● WHAT THE EXERCISE ASKS
Print word for word the first line of the listing below and every line after it, through the line with "b_uc_y = [-0.34, -0.35, -0.355, -0.337, -0.314, -0.275, -0.235]". Leave out the pictures and the rest.

● DATA EXCERPT
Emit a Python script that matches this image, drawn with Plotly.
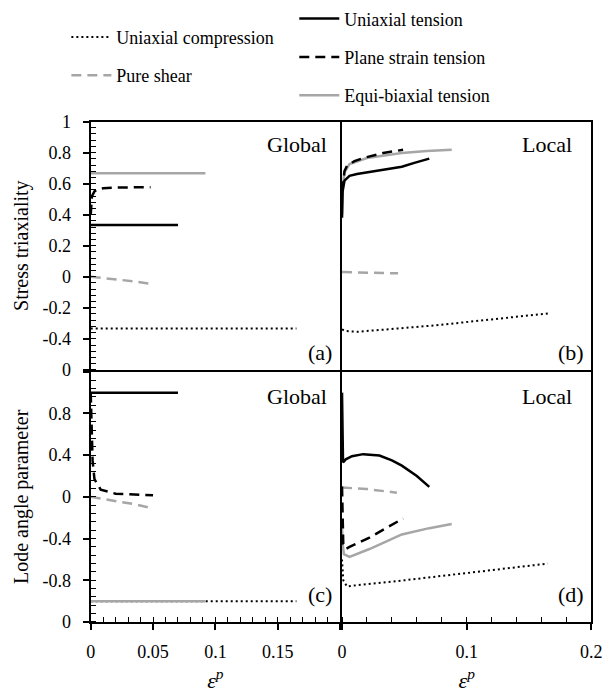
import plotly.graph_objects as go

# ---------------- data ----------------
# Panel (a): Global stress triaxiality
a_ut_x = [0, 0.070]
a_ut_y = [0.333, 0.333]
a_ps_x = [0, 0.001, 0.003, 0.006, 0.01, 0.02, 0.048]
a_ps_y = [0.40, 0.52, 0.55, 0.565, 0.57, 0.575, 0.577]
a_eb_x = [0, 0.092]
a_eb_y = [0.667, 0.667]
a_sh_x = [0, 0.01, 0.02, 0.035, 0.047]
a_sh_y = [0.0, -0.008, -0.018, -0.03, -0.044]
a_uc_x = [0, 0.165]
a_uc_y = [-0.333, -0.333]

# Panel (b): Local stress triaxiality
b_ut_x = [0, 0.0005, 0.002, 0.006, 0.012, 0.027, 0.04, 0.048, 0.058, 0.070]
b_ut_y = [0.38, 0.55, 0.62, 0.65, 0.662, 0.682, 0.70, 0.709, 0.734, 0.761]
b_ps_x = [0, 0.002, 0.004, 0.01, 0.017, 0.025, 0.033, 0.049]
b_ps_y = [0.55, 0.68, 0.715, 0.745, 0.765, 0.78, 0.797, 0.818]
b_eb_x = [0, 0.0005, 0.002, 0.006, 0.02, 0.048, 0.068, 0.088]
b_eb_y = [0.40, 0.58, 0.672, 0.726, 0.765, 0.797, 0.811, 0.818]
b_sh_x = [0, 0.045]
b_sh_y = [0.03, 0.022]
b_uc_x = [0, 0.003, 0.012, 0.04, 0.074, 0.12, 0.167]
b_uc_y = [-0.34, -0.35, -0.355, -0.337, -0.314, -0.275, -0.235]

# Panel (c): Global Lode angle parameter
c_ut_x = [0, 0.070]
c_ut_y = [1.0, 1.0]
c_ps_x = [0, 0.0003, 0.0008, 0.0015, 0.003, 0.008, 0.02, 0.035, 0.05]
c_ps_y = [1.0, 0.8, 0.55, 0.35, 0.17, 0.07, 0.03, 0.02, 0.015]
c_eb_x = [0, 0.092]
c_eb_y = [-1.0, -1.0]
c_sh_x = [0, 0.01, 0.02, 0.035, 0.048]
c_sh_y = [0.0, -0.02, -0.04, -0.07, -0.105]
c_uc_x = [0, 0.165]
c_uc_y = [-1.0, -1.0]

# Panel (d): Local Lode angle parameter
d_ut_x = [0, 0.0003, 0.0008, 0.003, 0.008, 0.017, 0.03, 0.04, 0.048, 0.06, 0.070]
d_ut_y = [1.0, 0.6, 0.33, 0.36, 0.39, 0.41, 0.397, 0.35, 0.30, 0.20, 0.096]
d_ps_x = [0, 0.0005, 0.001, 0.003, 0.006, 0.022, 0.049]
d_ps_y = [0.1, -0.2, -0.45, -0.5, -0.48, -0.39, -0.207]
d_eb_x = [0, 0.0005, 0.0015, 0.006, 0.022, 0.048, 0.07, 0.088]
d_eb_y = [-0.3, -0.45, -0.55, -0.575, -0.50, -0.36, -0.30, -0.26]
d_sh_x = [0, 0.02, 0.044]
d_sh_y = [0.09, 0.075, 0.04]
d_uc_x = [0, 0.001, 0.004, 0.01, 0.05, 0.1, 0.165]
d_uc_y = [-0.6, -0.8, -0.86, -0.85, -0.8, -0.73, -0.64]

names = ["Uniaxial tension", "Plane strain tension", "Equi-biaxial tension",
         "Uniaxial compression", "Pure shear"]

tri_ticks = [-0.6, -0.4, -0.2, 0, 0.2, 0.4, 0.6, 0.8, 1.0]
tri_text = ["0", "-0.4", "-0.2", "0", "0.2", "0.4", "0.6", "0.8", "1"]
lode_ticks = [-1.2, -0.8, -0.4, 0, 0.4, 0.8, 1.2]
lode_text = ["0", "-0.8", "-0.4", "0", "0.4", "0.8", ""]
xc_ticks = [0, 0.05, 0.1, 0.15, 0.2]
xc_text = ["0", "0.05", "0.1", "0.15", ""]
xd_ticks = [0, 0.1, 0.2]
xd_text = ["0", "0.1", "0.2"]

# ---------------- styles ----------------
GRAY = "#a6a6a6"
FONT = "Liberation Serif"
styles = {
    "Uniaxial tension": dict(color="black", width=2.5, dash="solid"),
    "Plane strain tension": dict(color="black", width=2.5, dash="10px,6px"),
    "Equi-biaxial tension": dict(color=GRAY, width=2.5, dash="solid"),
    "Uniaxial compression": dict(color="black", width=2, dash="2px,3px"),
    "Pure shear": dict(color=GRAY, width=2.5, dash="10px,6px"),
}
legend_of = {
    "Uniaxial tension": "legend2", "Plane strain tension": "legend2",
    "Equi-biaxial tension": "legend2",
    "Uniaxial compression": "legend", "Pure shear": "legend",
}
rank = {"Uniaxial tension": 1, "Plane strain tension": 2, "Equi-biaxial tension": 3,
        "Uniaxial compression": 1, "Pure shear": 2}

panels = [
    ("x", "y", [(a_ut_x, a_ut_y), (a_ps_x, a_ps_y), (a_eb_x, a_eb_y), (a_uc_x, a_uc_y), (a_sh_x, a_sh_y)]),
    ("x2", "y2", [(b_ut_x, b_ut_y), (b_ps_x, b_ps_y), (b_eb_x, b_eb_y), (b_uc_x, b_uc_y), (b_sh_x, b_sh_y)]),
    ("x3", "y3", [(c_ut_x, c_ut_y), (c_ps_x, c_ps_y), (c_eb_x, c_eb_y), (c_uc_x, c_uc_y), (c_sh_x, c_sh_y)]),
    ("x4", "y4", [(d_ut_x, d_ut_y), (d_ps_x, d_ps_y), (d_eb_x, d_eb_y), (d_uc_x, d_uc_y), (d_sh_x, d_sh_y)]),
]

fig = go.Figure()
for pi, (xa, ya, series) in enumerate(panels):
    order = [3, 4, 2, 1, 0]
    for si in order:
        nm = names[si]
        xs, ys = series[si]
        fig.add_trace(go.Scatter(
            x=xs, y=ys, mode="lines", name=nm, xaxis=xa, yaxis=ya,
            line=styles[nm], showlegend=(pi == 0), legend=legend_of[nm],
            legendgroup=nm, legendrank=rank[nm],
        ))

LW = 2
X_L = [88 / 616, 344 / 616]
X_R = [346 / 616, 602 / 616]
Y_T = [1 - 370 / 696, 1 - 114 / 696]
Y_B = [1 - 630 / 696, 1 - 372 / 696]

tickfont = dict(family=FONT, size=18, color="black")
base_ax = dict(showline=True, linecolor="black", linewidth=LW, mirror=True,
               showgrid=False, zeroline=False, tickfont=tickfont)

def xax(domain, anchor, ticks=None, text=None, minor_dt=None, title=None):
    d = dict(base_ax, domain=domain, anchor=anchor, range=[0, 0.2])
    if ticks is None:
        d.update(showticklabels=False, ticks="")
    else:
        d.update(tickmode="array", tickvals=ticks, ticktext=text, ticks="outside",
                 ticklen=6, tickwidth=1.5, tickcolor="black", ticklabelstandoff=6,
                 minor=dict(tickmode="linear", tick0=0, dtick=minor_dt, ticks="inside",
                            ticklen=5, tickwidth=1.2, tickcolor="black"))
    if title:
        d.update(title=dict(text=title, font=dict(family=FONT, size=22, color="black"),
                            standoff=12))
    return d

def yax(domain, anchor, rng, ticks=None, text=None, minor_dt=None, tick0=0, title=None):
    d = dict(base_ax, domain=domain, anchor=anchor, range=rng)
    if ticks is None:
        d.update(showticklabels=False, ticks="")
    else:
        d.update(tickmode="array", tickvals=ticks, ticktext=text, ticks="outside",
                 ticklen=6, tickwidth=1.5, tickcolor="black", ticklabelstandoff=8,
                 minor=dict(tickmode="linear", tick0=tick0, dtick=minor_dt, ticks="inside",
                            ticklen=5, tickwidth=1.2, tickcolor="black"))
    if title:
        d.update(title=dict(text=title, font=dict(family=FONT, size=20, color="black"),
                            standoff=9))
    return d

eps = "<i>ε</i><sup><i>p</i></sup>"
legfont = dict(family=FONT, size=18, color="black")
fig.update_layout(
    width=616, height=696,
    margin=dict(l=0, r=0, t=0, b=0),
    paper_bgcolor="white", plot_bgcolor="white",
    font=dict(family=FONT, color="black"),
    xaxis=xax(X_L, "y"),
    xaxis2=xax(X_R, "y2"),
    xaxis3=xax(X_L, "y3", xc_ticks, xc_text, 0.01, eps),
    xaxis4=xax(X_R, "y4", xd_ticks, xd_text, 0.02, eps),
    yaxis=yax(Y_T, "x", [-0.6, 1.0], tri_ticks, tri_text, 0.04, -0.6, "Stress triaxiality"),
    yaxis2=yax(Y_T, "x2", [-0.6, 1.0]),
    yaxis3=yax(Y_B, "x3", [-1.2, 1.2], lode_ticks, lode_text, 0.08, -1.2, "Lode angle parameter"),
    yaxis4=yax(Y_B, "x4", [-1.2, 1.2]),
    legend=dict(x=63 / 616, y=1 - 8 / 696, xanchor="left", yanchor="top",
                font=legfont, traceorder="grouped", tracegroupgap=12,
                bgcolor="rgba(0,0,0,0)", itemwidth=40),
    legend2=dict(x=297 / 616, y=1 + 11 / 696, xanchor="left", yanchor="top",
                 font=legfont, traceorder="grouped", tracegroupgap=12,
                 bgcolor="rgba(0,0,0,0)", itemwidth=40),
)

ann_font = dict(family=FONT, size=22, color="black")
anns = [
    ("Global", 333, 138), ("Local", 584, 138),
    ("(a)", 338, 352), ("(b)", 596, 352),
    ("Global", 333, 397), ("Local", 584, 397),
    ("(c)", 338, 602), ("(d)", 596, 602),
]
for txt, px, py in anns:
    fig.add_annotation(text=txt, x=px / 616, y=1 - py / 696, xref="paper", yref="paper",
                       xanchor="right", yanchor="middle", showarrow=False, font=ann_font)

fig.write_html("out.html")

● FINAL RESULT
Emit a Python script that matches this image, drawn with Plotly.
import plotly.graph_objects as go

# ---------------- data ----------------
# Panel (a): Global stress triaxiality
a_ut_x = [0, 0.070]
a_ut_y = [0.333, 0.333]
a_ps_x = [0, 0.001, 0.003, 0.006, 0.01, 0.02, 0.048]
a_ps_y = [0.40, 0.52, 0.55, 0.565, 0.57, 0.575, 0.577]
a_eb_x = [0, 0.092]
a_eb_y = [0.667, 0.667]
a_sh_x = [0, 0.01, 0.02, 0.035, 0.047]
a_sh_y = [0.0, -0.008, -0.018, -0.03, -0.044]
a_uc_x = [0, 0.165]
a_uc_y = [-0.333, -0.333]

# Panel (b): Local stress triaxiality
b_ut_x = [0, 0.0005, 0.002, 0.006, 0.012, 0.027, 0.04, 0.048, 0.058, 0.070]
b_ut_y = [0.38, 0.55, 0.62, 0.65, 0.662, 0.682, 0.70, 0.709, 0.734, 0.761]
b_ps_x = [0, 0.002, 0.004, 0.01, 0.017, 0.025, 0.033, 0.049]
b_ps_y = [0.55, 0.68, 0.715, 0.745, 0.765, 0.78, 0.797, 0.818]
b_eb_x = [0, 0.0005, 0.002, 0.006, 0.02, 0.048, 0.068, 0.088]
b_eb_y = [0.40, 0.58, 0.672, 0.726, 0.765, 0.797, 0.811, 0.818]
b_sh_x = [0, 0.045]
b_sh_y = [0.03, 0.022]
b_uc_x = [0, 0.003, 0.012, 0.04, 0.074, 0.12, 0.167]
b_uc_y = [-0.34, -0.35, -0.355, -0.337, -0.314, -0.275, -0.235]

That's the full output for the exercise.